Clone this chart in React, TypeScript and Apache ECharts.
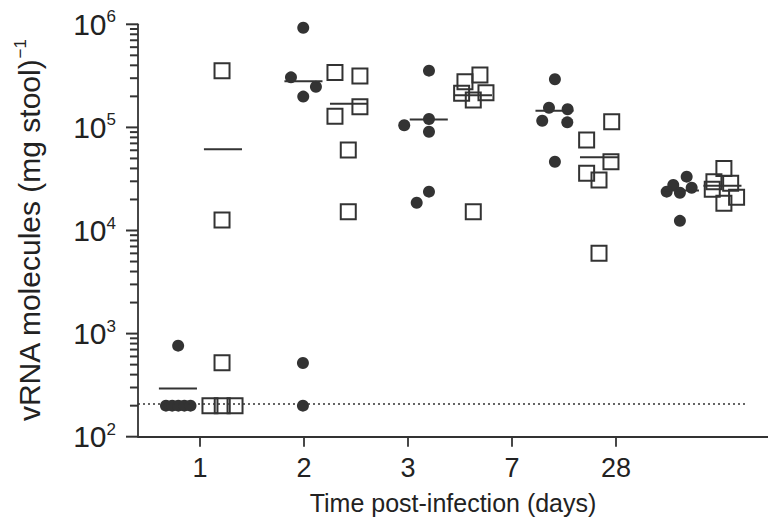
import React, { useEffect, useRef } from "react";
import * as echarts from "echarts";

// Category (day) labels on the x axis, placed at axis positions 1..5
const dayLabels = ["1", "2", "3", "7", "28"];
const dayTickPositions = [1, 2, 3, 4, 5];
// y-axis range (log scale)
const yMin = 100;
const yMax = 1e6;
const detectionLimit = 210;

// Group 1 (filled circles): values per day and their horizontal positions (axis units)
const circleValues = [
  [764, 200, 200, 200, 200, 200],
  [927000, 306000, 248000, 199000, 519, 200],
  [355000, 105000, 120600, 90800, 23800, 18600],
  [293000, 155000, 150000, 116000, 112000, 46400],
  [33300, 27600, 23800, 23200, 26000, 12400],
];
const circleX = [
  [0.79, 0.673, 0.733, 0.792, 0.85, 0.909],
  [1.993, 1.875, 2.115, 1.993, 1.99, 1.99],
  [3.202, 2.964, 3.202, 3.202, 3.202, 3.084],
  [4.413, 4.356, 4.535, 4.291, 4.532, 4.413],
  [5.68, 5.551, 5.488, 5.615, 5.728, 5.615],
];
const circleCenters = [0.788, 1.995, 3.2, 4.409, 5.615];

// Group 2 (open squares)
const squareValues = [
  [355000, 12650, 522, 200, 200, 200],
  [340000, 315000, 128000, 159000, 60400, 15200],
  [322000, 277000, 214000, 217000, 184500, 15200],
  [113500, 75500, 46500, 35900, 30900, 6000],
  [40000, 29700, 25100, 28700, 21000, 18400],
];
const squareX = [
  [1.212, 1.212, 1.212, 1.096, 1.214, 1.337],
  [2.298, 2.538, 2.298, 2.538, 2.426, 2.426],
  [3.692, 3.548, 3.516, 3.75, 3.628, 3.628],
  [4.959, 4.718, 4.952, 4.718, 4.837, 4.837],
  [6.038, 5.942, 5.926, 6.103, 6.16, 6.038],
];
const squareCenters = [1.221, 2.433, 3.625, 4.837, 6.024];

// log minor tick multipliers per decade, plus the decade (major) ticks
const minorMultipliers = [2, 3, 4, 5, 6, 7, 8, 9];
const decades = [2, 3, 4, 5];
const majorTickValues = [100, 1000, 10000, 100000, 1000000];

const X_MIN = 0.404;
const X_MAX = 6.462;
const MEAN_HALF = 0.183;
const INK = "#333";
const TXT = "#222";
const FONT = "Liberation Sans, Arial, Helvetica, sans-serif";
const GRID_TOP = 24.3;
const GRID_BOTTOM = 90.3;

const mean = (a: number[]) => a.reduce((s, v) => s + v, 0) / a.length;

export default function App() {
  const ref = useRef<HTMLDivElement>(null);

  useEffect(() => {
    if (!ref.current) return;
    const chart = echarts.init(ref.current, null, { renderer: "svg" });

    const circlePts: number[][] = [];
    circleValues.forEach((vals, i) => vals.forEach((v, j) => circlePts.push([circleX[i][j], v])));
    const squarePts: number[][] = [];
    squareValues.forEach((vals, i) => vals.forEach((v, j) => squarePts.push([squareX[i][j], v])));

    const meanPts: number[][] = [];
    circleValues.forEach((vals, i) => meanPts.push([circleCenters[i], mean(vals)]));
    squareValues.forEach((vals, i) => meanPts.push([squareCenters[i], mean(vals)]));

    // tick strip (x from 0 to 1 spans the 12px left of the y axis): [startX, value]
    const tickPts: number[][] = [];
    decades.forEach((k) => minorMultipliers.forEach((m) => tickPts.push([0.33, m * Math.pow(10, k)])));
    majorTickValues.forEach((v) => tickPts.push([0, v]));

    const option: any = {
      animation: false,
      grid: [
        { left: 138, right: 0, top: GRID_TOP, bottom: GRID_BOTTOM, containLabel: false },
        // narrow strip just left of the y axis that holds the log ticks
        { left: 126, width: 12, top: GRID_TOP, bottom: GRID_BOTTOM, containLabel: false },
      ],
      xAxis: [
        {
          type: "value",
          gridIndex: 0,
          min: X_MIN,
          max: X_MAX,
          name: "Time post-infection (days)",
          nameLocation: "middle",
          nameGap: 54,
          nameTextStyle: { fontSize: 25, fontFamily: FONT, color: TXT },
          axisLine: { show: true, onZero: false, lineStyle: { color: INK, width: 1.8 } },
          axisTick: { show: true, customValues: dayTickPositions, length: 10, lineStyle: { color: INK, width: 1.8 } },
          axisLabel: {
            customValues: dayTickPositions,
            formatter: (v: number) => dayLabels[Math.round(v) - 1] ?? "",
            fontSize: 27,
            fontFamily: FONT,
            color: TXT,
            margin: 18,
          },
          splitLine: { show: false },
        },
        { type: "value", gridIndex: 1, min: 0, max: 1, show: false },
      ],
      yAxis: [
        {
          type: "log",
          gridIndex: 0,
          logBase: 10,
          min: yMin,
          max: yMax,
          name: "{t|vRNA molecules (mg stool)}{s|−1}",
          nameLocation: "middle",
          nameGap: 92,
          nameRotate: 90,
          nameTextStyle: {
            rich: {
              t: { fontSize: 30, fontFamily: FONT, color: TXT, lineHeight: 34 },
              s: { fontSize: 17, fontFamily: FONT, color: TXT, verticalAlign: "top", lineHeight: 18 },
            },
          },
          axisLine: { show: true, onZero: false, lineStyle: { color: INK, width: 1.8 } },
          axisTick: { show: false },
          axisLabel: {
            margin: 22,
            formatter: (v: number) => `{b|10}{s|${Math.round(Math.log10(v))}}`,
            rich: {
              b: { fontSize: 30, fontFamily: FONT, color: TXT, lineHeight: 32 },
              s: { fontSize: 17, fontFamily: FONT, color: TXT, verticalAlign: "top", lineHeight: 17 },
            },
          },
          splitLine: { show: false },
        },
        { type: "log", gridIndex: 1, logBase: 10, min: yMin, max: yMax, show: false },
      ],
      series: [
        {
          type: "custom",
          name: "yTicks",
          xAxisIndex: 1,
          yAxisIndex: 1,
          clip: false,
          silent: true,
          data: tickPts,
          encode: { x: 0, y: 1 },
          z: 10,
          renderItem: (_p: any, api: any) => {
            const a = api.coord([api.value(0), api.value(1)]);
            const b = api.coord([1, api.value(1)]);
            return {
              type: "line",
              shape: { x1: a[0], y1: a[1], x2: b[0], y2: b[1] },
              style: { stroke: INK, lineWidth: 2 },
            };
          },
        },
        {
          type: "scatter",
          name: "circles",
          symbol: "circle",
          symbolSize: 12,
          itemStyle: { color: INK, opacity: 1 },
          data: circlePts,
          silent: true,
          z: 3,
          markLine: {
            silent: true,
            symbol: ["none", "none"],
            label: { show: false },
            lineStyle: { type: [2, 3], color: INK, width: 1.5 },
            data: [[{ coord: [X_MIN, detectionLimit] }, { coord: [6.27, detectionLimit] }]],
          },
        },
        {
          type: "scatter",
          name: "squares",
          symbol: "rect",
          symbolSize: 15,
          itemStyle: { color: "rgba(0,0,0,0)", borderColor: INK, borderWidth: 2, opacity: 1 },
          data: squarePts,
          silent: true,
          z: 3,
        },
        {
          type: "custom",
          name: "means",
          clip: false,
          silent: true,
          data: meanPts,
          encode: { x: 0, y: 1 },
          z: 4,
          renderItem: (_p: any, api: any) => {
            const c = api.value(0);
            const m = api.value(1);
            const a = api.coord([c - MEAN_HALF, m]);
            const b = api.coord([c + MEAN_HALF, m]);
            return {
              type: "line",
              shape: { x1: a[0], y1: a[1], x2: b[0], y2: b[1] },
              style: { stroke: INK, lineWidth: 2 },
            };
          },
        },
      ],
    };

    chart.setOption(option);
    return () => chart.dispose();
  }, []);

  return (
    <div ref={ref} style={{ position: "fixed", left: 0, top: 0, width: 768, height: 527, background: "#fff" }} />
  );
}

WRITTEN PROBLEM => Images should not appear in the copy; retype the listing above exactly.

WRITTEN SOLUTION =>
Clone this chart in React, TypeScript and Apache ECharts.
import React, { useEffect, useRef } from "react";
import * as echarts from "echarts";

// Category (day) labels on the x axis, placed at axis positions 1..5
const dayLabels = ["1", "2", "3", "7", "28"];
const dayTickPositions = [1, 2, 3, 4, 5];
// y-axis range (log scale)
const yMin = 100;
const yMax = 1e6;
const detectionLimit = 210;

// Group 1 (filled circles): values per day and their horizontal positions (axis units)
const circleValues = [
  [764, 200, 200, 200, 200, 200],
  [927000, 306000, 248000, 199000, 519, 200],
  [355000, 105000, 120600, 90800, 23800, 18600],
  [293000, 155000, 150000, 116000, 112000, 46400],
  [33300, 27600, 23800, 23200, 26000, 12400],
];
const circleX = [
  [0.79, 0.673, 0.733, 0.792, 0.85, 0.909],
  [1.993, 1.875, 2.115, 1.993, 1.99, 1.99],
  [3.202, 2.964, 3.202, 3.202, 3.202, 3.084],
  [4.413, 4.356, 4.535, 4.291, 4.532, 4.413],
  [5.68, 5.551, 5.488, 5.615, 5.728, 5.615],
];
const circleCenters = [0.788, 1.995, 3.2, 4.409, 5.615];

// Group 2 (open squares)
const squareValues = [
  [355000, 12650, 522, 200, 200, 200],
  [340000, 315000, 128000, 159000, 60400, 15200],
  [322000, 277000, 214000, 217000, 184500, 15200],
  [113500, 75500, 46500, 35900, 30900, 6000],
  [40000, 29700, 25100, 28700, 21000, 18400],
];
const squareX = [
  [1.212, 1.212, 1.212, 1.096, 1.214, 1.337],
  [2.298, 2.538, 2.298, 2.538, 2.426, 2.426],
  [3.692, 3.548, 3.516, 3.75, 3.628, 3.628],
  [4.959, 4.718, 4.952, 4.718, 4.837, 4.837],
  [6.038, 5.942, 5.926, 6.103, 6.16, 6.038],
];
const squareCenters = [1.221, 2.433, 3.625, 4.837, 6.024];

// log minor tick multipliers per decade, plus the decade (major) ticks
const minorMultipliers = [2, 3, 4, 5, 6, 7, 8, 9];
const decades = [2, 3, 4, 5];
const majorTickValues = [100, 1000, 10000, 100000, 1000000];

const X_MIN = 0.404;
const X_MAX = 6.462;
const MEAN_HALF = 0.183;
const INK = "#333";
const TXT = "#222";
const FONT = "Liberation Sans, Arial, Helvetica, sans-serif";
const GRID_TOP = 24.3;
const GRID_BOTTOM = 90.3;

const mean = (a: number[]) => a.reduce((s, v) => s + v, 0) / a.length;

export default function App() {
  const ref = useRef<HTMLDivElement>(null);

  useEffect(() => {
    if (!ref.current) return;
    const chart = echarts.init(ref.current, null, { renderer: "svg" });

    const circlePts: number[][] = [];
    circleValues.forEach((vals, i) => vals.forEach((v, j) => circlePts.push([circleX[i][j], v])));
    const squarePts: number[][] = [];
    squareValues.forEach((vals, i) => vals.forEach((v, j) => squarePts.push([squareX[i][j], v])));

    const meanPts: number[][] = [];
    circleValues.forEach((vals, i) => meanPts.push([circleCenters[i], mean(vals)]));
    squareValues.forEach((vals, i) => meanPts.push([squareCenters[i], mean(vals)]));

    // tick strip (x from 0 to 1 spans the 12px left of the y axis): [startX, value]
    const tickPts: number[][] = [];
    decades.forEach((k) => minorMultipliers.forEach((m) => tickPts.push([0.33, m * Math.pow(10, k)])));
    majorTickValues.forEach((v) => tickPts.push([0, v]));

    const option: any = {
      animation: false,
      grid: [
        { left: 138, right: 0, top: GRID_TOP, bottom: GRID_BOTTOM, containLabel: false },
        // narrow strip just left of the y axis that holds the log ticks
        { left: 126, width: 12, top: GRID_TOP, bottom: GRID_BOTTOM, containLabel: false },
      ],
      xAxis: [
        {
          type: "value",
          gridIndex: 0,
          min: X_MIN,
          max: X_MAX,
          name: "Time post-infection (days)",
          nameLocation: "middle",
          nameGap: 54,
          nameTextStyle: { fontSize: 25, fontFamily: FONT, color: TXT },
          axisLine: { show: true, onZero: false, lineStyle: { color: INK, width: 1.8 } },
          axisTick: { show: true, customValues: dayTickPositions, length: 10, lineStyle: { color: INK, width: 1.8 } },
          axisLabel: {
            customValues: dayTickPositions,
            formatter: (v: number) => dayLabels[Math.round(v) - 1] ?? "",
            fontSize: 27,
            fontFamily: FONT,
            color: TXT,
            margin: 18,
          },
          splitLine: { show: false },
        },
        { type: "value", gridIndex: 1, min: 0, max: 1, show: false },
      ],
      yAxis: [
        {
          type: "log",
          gridIndex: 0,
          logBase: 10,
          min: yMin,
          max: yMax,
          name: "{t|vRNA molecules (mg stool)}{s|−1}",
          nameLocation: "middle",
          nameGap: 92,
          nameRotate: 90,
          nameTextStyle: {
            rich: {
              t: { fontSize: 30, fontFamily: FONT, color: TXT, lineHeight: 34 },
              s: { fontSize: 17, fontFamily: FONT, color: TXT, verticalAlign: "top", lineHeight: 18 },
            },
          },
          axisLine: { show: true, onZero: false, lineStyle: { color: INK, width: 1.8 } },
          axisTick: { show: false },
          axisLabel: {
            margin: 22,
            formatter: (v: number) => `{b|10}{s|${Math.round(Math.log10(v))}}`,
            rich: {
              b: { fontSize: 30, fontFamily: FONT, color: TXT, lineHeight: 32 },
              s: { fontSize: 17, fontFamily: FONT, color: TXT, verticalAlign: "top", lineHeight: 17 },
            },
          },
          splitLine: { show: false },
        },
        { type: "log", gridIndex: 1, logBase: 10, min: yMin, max: yMax, show: false },
      ],
      series: [
        {
          type: "custom",
          name: "yTicks",
          xAxisIndex: 1,
          yAxisIndex: 1,
          clip: false,
          silent: true,
          data: tickPts,
          encode: { x: 0, y: 1 },
          z: 10,
          renderItem: (_p: any, api: any) => {
            const a = api.coord([api.value(0), api.value(1)]);
            const b = api.coord([1, api.value(1)]);
            return {
              type: "line",
              shape: { x1: a[0], y1: a[1], x2: b[0], y2: b[1] },
              style: { stroke: INK, lineWidth: 2 },
            };
          },
        },
        {
          type: "scatter",
          name: "circles",
          symbol: "circle",
          symbolSize: 12,
          itemStyle: { color: INK, opacity: 1 },
          data: circlePts,
          silent: true,
          z: 3,
          markLine: {
            silent: true,
            symbol: ["none", "none"],
            label: { show: false },
            lineStyle: { type: [2, 3], color: INK, width: 1.5 },
            data: [[{ coord: [X_MIN, detectionLimit] }, { coord: [6.27, detectionLimit] }]],
          },
        },
        {
          type: "scatter",
          name: "squares",
          symbol: "rect",
          symbolSize: 15,
          itemStyle: { color: "rgba(0,0,0,0)", borderColor: INK, borderWidth: 2, opacity: 1 },
          data: squarePts,
          silent: true,
          z: 3,
        },
        {
          type: "custom",
          name: "means",
          clip: false,
          silent: true,
          data: meanPts,
          encode: { x: 0, y: 1 },
          z: 4,
          renderItem: (_p: any, api: any) => {
            const c = api.value(0);
            const m = api.value(1);
            const a = api.coord([c - MEAN_HALF, m]);
            const b = api.coord([c + MEAN_HALF, m]);
            return {
              type: "line",
              shape: { x1: a[0], y1: a[1], x2: b[0], y2: b[1] },
              style: { stroke: INK, lineWidth: 2 },
            };
          },
        },
      ],
    };

    chart.setOption(option);
    return () => chart.dispose();
  }, []);

  return (
    <div ref={ref} style={{ position: "fixed", left: 0, top: 0, width: 768, height: 527, background: "#fff" }} />
  );
}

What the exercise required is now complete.